The request –
Output the material beneath this task exactly, images excluded.

╭─ Dataset extract

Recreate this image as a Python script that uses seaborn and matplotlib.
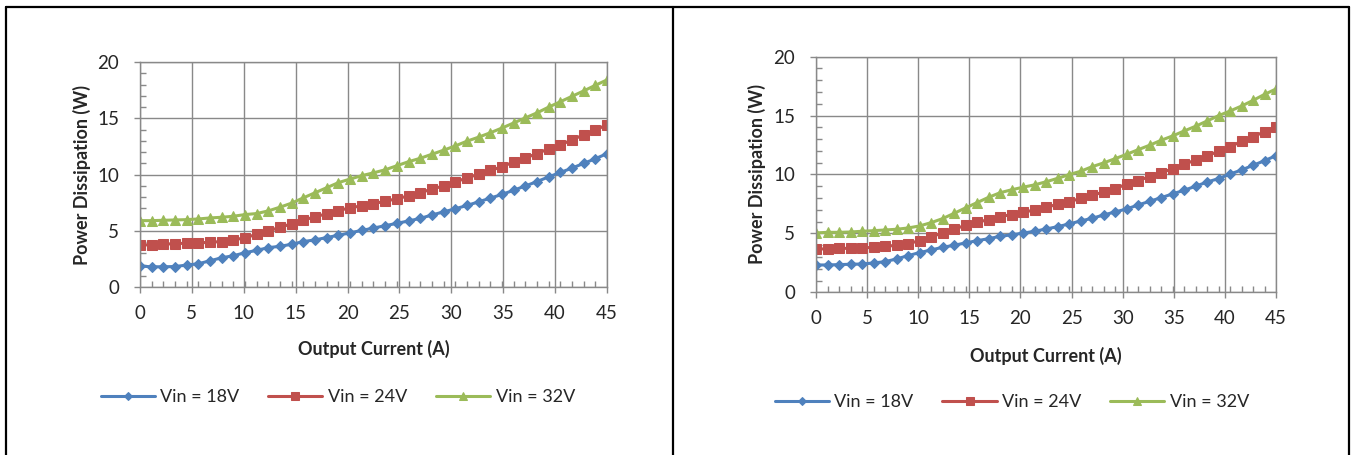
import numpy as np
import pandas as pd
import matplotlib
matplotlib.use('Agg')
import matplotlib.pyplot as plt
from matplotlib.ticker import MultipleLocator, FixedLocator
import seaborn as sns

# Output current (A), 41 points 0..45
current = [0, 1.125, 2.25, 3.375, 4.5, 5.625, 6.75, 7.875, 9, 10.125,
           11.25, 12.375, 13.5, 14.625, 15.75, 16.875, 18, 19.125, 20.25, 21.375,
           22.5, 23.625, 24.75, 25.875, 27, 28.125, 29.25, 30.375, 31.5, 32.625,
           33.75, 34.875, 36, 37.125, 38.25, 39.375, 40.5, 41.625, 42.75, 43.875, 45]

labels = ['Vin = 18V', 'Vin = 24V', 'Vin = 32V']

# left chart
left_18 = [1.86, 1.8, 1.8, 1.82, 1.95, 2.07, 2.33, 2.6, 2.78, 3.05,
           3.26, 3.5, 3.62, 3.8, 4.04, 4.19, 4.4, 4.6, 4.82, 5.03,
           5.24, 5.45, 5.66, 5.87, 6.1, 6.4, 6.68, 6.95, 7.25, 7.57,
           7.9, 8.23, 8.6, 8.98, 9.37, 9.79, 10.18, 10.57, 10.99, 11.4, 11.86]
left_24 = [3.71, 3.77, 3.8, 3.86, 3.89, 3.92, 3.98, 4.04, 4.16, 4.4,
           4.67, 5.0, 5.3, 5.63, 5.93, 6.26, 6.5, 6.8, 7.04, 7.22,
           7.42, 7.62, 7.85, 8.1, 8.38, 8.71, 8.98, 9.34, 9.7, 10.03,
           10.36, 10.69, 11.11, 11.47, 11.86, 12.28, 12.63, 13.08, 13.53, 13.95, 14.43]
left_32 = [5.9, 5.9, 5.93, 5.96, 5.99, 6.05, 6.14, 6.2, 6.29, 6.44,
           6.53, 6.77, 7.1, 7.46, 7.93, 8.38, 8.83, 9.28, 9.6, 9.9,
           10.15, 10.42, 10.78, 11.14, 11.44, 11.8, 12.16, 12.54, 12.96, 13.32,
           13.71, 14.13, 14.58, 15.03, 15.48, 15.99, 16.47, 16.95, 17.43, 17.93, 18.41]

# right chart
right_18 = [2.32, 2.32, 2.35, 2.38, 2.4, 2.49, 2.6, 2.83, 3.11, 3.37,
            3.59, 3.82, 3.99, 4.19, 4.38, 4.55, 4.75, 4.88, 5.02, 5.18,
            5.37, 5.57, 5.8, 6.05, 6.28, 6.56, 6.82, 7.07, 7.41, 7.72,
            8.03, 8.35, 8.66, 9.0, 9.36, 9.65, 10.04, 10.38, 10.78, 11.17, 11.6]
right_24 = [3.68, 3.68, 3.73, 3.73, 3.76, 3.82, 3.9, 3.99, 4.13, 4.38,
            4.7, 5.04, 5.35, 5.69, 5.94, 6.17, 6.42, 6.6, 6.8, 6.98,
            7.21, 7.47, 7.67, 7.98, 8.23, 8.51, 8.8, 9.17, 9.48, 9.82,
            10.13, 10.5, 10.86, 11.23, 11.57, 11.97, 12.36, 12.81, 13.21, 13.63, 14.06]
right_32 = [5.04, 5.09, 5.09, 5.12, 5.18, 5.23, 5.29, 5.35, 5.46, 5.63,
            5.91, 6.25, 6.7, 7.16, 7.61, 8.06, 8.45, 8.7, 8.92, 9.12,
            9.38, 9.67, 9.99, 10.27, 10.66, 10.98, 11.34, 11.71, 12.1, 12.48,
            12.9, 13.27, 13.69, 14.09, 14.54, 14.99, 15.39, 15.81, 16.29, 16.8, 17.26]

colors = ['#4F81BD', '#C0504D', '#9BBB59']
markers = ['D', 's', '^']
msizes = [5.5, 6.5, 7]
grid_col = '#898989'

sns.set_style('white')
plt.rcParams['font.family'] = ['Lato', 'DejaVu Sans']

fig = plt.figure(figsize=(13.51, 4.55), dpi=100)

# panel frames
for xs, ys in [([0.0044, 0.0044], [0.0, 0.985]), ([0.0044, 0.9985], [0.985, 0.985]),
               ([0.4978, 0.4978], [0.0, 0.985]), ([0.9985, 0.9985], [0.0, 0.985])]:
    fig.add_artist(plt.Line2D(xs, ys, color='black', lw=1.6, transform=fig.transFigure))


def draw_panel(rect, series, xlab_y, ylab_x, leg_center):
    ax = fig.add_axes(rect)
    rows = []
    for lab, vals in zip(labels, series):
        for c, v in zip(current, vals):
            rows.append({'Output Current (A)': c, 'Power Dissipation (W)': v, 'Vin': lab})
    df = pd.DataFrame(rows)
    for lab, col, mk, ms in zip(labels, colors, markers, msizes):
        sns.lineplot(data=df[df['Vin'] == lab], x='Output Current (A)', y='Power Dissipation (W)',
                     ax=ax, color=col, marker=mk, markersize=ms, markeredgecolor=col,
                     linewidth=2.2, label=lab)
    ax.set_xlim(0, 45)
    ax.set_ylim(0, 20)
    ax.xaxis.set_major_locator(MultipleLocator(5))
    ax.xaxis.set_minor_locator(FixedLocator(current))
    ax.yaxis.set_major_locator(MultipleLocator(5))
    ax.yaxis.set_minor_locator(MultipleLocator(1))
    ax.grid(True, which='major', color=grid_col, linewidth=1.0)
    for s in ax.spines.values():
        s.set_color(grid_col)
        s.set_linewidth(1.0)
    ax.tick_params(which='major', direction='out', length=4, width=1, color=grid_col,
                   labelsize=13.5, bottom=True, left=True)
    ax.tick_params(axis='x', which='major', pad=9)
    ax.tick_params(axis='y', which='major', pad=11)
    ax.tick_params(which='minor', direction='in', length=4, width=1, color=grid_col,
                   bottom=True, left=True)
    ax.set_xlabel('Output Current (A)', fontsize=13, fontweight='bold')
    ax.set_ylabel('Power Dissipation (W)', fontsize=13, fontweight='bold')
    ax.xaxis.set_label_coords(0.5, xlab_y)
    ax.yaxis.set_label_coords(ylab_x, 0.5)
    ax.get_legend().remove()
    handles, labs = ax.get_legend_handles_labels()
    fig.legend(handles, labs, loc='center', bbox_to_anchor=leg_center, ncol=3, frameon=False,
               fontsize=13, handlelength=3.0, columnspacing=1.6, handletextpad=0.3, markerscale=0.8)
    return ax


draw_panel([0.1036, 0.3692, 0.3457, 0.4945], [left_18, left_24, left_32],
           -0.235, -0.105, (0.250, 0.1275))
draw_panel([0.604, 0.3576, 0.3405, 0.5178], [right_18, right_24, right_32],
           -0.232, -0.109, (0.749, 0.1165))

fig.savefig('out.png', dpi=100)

╰─

Solved problem –
Recreate this image as a Python script that uses seaborn and matplotlib.
import numpy as np
import pandas as pd
import matplotlib
matplotlib.use('Agg')
import matplotlib.pyplot as plt
from matplotlib.ticker import MultipleLocator, FixedLocator
import seaborn as sns

# Output current (A), 41 points 0..45
current = [0, 1.125, 2.25, 3.375, 4.5, 5.625, 6.75, 7.875, 9, 10.125,
           11.25, 12.375, 13.5, 14.625, 15.75, 16.875, 18, 19.125, 20.25, 21.375,
           22.5, 23.625, 24.75, 25.875, 27, 28.125, 29.25, 30.375, 31.5, 32.625,
           33.75, 34.875, 36, 37.125, 38.25, 39.375, 40.5, 41.625, 42.75, 43.875, 45]

labels = ['Vin = 18V', 'Vin = 24V', 'Vin = 32V']

# left chart
left_18 = [1.86, 1.8, 1.8, 1.82, 1.95, 2.07, 2.33, 2.6, 2.78, 3.05,
           3.26, 3.5, 3.62, 3.8, 4.04, 4.19, 4.4, 4.6, 4.82, 5.03,
           5.24, 5.45, 5.66, 5.87, 6.1, 6.4, 6.68, 6.95, 7.25, 7.57,
           7.9, 8.23, 8.6, 8.98, 9.37, 9.79, 10.18, 10.57, 10.99, 11.4, 11.86]
left_24 = [3.71, 3.77, 3.8, 3.86, 3.89, 3.92, 3.98, 4.04, 4.16, 4.4,
           4.67, 5.0, 5.3, 5.63, 5.93, 6.26, 6.5, 6.8, 7.04, 7.22,
           7.42, 7.62, 7.85, 8.1, 8.38, 8.71, 8.98, 9.34, 9.7, 10.03,
           10.36, 10.69, 11.11, 11.47, 11.86, 12.28, 12.63, 13.08, 13.53, 13.95, 14.43]
left_32 = [5.9, 5.9, 5.93, 5.96, 5.99, 6.05, 6.14, 6.2, 6.29, 6.44,
           6.53, 6.77, 7.1, 7.46, 7.93, 8.38, 8.83, 9.28, 9.6, 9.9,
           10.15, 10.42, 10.78, 11.14, 11.44, 11.8, 12.16, 12.54, 12.96, 13.32,
           13.71, 14.13, 14.58, 15.03, 15.48, 15.99, 16.47, 16.95, 17.43, 17.93, 18.41]

# right chart
right_18 = [2.32, 2.32, 2.35, 2.38, 2.4, 2.49, 2.6, 2.83, 3.11, 3.37,
            3.59, 3.82, 3.99, 4.19, 4.38, 4.55, 4.75, 4.88, 5.02, 5.18,
            5.37, 5.57, 5.8, 6.05, 6.28, 6.56, 6.82, 7.07, 7.41, 7.72,
            8.03, 8.35, 8.66, 9.0, 9.36, 9.65, 10.04, 10.38, 10.78, 11.17, 11.6]
right_24 = [3.68, 3.68, 3.73, 3.73, 3.76, 3.82, 3.9, 3.99, 4.13, 4.38,
            4.7, 5.04, 5.35, 5.69, 5.94, 6.17, 6.42, 6.6, 6.8, 6.98,
            7.21, 7.47, 7.67, 7.98, 8.23, 8.51, 8.8, 9.17, 9.48, 9.82,
            10.13, 10.5, 10.86, 11.23, 11.57, 11.97, 12.36, 12.81, 13.21, 13.63, 14.06]
right_32 = [5.04, 5.09, 5.09, 5.12, 5.18, 5.23, 5.29, 5.35, 5.46, 5.63,
            5.91, 6.25, 6.7, 7.16, 7.61, 8.06, 8.45, 8.7, 8.92, 9.12,
            9.38, 9.67, 9.99, 10.27, 10.66, 10.98, 11.34, 11.71, 12.1, 12.48,
            12.9, 13.27, 13.69, 14.09, 14.54, 14.99, 15.39, 15.81, 16.29, 16.8, 17.26]

colors = ['#4F81BD', '#C0504D', '#9BBB59']
markers = ['D', 's', '^']
msizes = [5.5, 6.5, 7]
grid_col = '#898989'

sns.set_style('white')
plt.rcParams['font.family'] = ['Lato', 'DejaVu Sans']

fig = plt.figure(figsize=(13.51, 4.55), dpi=100)

# panel frames
for xs, ys in [([0.0044, 0.0044], [0.0, 0.985]), ([0.0044, 0.9985], [0.985, 0.985]),
               ([0.4978, 0.4978], [0.0, 0.985]), ([0.9985, 0.9985], [0.0, 0.985])]:
    fig.add_artist(plt.Line2D(xs, ys, color='black', lw=1.6, transform=fig.transFigure))


def draw_panel(rect, series, xlab_y, ylab_x, leg_center):
    ax = fig.add_axes(rect)
    rows = []
    for lab, vals in zip(labels, series):
        for c, v in zip(current, vals):
            rows.append({'Output Current (A)': c, 'Power Dissipation (W)': v, 'Vin': lab})
    df = pd.DataFrame(rows)
    for lab, col, mk, ms in zip(labels, colors, markers, msizes):
        sns.lineplot(data=df[df['Vin'] == lab], x='Output Current (A)', y='Power Dissipation (W)',
                     ax=ax, color=col, marker=mk, markersize=ms, markeredgecolor=col,
                     linewidth=2.2, label=lab)
    ax.set_xlim(0, 45)
    ax.set_ylim(0, 20)
    ax.xaxis.set_major_locator(MultipleLocator(5))
    ax.xaxis.set_minor_locator(FixedLocator(current))
    ax.yaxis.set_major_locator(MultipleLocator(5))
    ax.yaxis.set_minor_locator(MultipleLocator(1))
    ax.grid(True, which='major', color=grid_col, linewidth=1.0)
    for s in ax.spines.values():
        s.set_color(grid_col)
        s.set_linewidth(1.0)
    ax.tick_params(which='major', direction='out', length=4, width=1, color=grid_col,
                   labelsize=13.5, bottom=True, left=True)
    ax.tick_params(axis='x', which='major', pad=9)
    ax.tick_params(axis='y', which='major', pad=11)
    ax.tick_params(which='minor', direction='in', length=4, width=1, color=grid_col,
                   bottom=True, left=True)
    ax.set_xlabel('Output Current (A)', fontsize=13, fontweight='bold')
    ax.set_ylabel('Power Dissipation (W)', fontsize=13, fontweight='bold')
    ax.xaxis.set_label_coords(0.5, xlab_y)
    ax.yaxis.set_label_coords(ylab_x, 0.5)
    ax.get_legend().remove()
    handles, labs = ax.get_legend_handles_labels()
    fig.legend(handles, labs, loc='center', bbox_to_anchor=leg_center, ncol=3, frameon=False,
               fontsize=13, handlelength=3.0, columnspacing=1.6, handletextpad=0.3, markerscale=0.8)
    return ax


draw_panel([0.1036, 0.3692, 0.3457, 0.4945], [left_18, left_24, left_32],
           -0.235, -0.105, (0.250, 0.1275))
draw_panel([0.604, 0.3576, 0.3405, 0.5178], [right_18, right_24, right_32],
           -0.232, -0.109, (0.749, 0.1165))

fig.savefig('out.png', dpi=100)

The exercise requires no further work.